#### Short exercise
From the entries below, reproduce exactly the lines from the one with "Give me the matplotlib source for this chart." through the one with "from matplotlib.lines import Line2D", both included, without images.

** Start Entries shown **

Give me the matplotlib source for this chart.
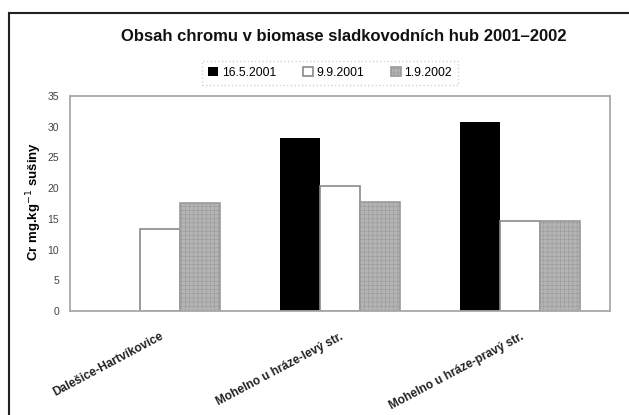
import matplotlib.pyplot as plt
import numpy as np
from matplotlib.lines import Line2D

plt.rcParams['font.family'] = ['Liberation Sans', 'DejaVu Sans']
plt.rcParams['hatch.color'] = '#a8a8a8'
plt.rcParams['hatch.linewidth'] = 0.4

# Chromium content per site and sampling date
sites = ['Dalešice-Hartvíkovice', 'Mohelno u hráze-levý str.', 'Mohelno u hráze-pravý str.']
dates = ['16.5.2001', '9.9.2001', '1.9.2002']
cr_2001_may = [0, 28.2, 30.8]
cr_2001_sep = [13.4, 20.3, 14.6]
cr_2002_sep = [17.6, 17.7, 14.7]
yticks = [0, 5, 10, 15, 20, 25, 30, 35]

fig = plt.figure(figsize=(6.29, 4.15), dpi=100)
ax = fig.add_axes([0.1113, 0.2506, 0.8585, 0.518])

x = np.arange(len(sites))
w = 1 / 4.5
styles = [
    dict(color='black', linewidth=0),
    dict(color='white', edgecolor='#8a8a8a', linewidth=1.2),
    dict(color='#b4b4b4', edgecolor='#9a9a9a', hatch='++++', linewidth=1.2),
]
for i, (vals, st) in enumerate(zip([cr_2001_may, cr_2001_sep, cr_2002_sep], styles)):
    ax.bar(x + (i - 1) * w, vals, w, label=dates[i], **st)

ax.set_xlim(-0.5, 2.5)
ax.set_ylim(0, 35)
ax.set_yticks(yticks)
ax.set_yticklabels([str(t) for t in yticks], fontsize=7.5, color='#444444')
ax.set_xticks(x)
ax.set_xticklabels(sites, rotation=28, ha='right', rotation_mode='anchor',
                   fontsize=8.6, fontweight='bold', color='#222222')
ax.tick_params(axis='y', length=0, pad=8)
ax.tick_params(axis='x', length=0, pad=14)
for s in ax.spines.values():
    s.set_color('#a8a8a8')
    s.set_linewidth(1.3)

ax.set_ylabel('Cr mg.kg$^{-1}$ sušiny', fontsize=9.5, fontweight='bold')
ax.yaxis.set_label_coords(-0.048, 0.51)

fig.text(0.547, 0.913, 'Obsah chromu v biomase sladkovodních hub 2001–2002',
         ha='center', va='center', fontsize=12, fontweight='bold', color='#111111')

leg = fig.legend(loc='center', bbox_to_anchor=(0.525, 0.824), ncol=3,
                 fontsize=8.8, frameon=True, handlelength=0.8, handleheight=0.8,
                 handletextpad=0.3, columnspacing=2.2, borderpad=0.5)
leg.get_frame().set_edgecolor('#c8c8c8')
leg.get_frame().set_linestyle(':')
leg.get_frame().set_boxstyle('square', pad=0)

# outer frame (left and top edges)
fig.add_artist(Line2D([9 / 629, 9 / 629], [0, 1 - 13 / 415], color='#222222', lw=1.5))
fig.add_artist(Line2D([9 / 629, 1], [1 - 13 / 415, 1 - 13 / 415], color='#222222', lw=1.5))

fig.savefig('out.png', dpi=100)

** End Entries shown **
** Start Entries shown **

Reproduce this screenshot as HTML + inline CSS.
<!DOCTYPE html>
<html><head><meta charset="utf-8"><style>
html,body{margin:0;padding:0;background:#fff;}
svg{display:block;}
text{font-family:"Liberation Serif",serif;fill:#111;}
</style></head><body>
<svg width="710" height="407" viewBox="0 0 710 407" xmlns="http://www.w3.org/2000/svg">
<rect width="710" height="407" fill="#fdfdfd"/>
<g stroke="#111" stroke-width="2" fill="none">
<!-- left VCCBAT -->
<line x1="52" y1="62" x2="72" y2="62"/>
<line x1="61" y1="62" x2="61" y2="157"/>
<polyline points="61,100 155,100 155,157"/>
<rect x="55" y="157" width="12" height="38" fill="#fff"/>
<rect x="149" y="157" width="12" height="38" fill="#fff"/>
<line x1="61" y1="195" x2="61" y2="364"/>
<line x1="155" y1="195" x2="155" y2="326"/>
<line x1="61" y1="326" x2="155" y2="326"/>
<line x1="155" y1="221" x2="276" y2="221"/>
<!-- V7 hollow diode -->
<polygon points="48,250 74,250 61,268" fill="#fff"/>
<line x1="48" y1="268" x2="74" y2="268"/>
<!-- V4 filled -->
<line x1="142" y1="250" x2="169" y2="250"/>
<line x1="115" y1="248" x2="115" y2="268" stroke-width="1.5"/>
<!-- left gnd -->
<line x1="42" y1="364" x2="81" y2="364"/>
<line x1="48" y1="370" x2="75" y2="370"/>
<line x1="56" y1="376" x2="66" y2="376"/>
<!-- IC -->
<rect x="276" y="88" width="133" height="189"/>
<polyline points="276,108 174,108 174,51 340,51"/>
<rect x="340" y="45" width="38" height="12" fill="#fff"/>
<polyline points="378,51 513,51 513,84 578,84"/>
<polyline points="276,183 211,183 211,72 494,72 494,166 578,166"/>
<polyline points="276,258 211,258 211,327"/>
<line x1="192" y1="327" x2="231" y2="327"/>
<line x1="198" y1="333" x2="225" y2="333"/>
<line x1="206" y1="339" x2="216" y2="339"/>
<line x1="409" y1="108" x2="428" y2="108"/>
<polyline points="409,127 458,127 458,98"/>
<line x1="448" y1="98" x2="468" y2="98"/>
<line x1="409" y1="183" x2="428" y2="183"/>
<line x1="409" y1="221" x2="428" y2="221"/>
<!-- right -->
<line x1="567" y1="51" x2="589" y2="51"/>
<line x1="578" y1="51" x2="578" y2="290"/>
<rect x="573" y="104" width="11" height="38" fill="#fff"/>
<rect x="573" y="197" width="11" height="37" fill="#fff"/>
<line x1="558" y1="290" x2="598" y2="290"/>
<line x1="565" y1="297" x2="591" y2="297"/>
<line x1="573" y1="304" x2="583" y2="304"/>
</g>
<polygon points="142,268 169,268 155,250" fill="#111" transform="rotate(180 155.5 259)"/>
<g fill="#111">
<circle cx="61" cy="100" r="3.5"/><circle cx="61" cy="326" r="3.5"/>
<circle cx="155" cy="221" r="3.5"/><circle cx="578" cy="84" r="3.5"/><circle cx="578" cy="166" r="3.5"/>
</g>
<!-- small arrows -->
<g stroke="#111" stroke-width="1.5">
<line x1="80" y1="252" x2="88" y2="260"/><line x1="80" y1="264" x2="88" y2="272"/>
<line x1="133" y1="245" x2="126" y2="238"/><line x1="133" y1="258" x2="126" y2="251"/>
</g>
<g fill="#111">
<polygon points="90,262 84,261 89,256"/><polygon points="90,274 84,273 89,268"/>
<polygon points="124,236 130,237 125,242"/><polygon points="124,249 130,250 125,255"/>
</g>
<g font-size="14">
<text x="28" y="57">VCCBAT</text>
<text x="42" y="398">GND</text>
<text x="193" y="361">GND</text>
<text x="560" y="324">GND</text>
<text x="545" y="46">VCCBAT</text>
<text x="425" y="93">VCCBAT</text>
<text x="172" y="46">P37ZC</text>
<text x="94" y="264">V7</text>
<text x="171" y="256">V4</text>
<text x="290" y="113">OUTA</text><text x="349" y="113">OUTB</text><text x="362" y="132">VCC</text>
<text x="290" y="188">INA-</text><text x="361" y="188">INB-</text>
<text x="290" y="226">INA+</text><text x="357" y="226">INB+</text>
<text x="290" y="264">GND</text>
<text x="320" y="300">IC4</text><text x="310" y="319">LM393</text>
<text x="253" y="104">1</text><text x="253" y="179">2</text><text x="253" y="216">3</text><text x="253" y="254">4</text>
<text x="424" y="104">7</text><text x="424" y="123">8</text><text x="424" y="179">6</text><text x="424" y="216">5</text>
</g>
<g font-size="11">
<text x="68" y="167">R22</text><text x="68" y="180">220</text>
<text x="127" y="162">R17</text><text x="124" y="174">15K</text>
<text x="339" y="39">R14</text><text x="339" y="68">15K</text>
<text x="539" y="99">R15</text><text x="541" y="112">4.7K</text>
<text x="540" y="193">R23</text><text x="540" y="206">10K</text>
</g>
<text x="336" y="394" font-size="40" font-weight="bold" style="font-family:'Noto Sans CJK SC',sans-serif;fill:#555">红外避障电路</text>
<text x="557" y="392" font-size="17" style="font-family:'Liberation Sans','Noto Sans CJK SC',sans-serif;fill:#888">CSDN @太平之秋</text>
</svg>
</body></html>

** End Entries shown **

#### Exercise solution
Give me the matplotlib source for this chart.
import matplotlib.pyplot as plt
import numpy as np
from matplotlib.lines import Line2D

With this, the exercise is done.